Abrams, the former Democratic candidate for governor of Georgia, became the first black woman in the country to win a major party nomination for governor during the 2018 midterm election cycle. While she narrowly lost her race, Abrams won more votes than any Democratic candidate in a statewide election in the history of Georgia. However, she never officially conceded to Republican Gov. Brian Kemp, who at the time was Georgia's secretary of state overseeing his own election, amid controversy over accusations of voter suppression.

"Let's be real," Abrams said in her address to all Americans. "Voter suppression is real."

"This is the next battle for our democracy, one where all eligible citizens can have their say about the vision we want for our country. We must reject the cynicism that says allowing every eligible vote to be cast and counted is a 'power grab,'" she continued, rejecting a recent comment by Senate Majority Leader Mitch McConnell (R-Ky.) without mentioning the Republican lawmaker by name.

McConnell recently claimed on the Senate floor that a new Democratic proposal to make Election Day a national federal holiday amounted to a "power grab," while Abrams' closely-watched midterm race elevated her as a national symbol of voting rights.

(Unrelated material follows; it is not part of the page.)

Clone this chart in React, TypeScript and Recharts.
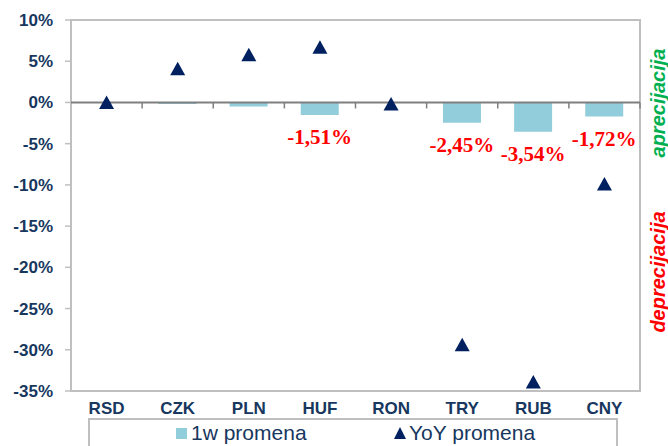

"Americans understand that these are the values our brave men and women in uniform and our veterans risk their lives to defend," Abrams added in her address. "The foundation of our moral leadership around the globe is free and fair elections, where voters pick their leaders — not where politicians pick their voters."

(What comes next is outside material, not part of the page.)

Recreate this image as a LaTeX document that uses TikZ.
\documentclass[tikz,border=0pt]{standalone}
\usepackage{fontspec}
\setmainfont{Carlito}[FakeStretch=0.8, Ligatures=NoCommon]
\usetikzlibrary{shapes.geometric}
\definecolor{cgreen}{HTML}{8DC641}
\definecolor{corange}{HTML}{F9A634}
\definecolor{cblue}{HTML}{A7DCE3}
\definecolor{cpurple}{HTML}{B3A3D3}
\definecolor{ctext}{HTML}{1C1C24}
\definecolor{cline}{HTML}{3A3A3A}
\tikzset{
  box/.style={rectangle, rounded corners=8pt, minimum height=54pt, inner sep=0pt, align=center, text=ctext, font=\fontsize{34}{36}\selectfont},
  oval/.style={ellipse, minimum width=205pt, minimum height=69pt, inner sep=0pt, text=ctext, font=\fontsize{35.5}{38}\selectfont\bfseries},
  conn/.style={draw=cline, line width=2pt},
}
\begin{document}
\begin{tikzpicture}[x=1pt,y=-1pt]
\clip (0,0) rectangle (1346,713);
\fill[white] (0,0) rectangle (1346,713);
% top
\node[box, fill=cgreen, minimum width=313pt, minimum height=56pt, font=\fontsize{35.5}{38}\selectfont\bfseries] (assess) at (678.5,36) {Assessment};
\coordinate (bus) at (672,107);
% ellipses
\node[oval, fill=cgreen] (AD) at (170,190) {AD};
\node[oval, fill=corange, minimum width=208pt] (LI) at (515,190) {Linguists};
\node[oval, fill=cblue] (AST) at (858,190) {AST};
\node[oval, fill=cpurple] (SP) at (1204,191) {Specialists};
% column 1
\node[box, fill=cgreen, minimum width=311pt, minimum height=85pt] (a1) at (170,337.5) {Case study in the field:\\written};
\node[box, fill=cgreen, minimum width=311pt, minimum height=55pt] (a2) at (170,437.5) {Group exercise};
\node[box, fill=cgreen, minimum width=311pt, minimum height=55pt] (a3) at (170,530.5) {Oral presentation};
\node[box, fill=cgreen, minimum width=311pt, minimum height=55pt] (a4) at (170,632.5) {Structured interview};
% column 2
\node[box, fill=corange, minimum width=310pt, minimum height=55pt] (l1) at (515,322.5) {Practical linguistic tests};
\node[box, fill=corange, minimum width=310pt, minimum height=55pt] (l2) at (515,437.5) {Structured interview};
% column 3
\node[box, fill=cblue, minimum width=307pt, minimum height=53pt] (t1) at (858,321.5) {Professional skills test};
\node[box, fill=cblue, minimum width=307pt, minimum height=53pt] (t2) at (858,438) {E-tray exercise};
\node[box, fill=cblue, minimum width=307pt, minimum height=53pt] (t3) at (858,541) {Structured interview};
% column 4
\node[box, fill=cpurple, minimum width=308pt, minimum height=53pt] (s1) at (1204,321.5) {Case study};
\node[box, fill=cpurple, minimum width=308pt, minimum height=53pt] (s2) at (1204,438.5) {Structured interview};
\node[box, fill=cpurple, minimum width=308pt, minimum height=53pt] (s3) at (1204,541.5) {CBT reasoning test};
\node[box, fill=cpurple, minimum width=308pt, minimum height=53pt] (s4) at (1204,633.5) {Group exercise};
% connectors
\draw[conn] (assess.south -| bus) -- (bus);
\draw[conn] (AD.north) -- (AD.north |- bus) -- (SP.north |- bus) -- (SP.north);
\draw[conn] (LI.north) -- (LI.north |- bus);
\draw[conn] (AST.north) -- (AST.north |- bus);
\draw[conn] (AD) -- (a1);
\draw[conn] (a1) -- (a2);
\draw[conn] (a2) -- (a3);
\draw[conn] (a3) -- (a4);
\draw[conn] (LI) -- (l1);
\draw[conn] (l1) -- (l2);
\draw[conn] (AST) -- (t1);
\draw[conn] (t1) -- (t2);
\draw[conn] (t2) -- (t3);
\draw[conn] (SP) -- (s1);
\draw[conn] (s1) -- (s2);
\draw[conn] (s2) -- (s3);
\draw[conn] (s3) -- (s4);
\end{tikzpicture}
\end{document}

Abrams had pledged to expand Medicaid had she been elected governor of Georgia, which has thus far refused to extend health coverage to hundreds of thousands of the Peach State's low-income residents. Democrats in the House of Representatives plan to push legislation that would increase the federal minimum wage for $15, although it is not expected to be supported by the Republican-controlled Senate or to be signed by Trump.

"In Georgia and around the country, people are striving for a middle class where a salary truly equals economic security. But, instead, families' hopes are being crushed by Republican leadership that ignores real life or just doesn’t understand it," Abrams said. "The Republican tax bill rigged the system against working people. Rather than bringing back jobs, plants are closing, layoffs are looming and wages struggle to keep pace with the actual cost of living."

Abrams also invoked the segregated Jim Crow South and the milestones of the civil rights movement, urging America to both acknowledge and continue to right the ongoing scars and stains of racism and inequality that cast a shadow over the country. In doing so, Abrams positioned herself as a clear foil to Trump, who infamously argued  "there's blame on both sides" as president in the wake of the violence spawned by neo-Nazis and white supremacists in Charlottesville.

"In this time of division and crisis, we must come together and stand for and with one another," she said. "America has stumbled time and again on its quest towards justice and equality. But with each generation, we have revisited our fundamental truths, and where we falter, we make amends."

"We fought Jim Crow with the Civil Rights Act and the Voting Rights Act, yet we continue to confront racism from our past and in our present — which is why we must hold everyone from the very highest offices to our own families accountable for racist words and deeds — and call racism what it is," she continued. "Wrong."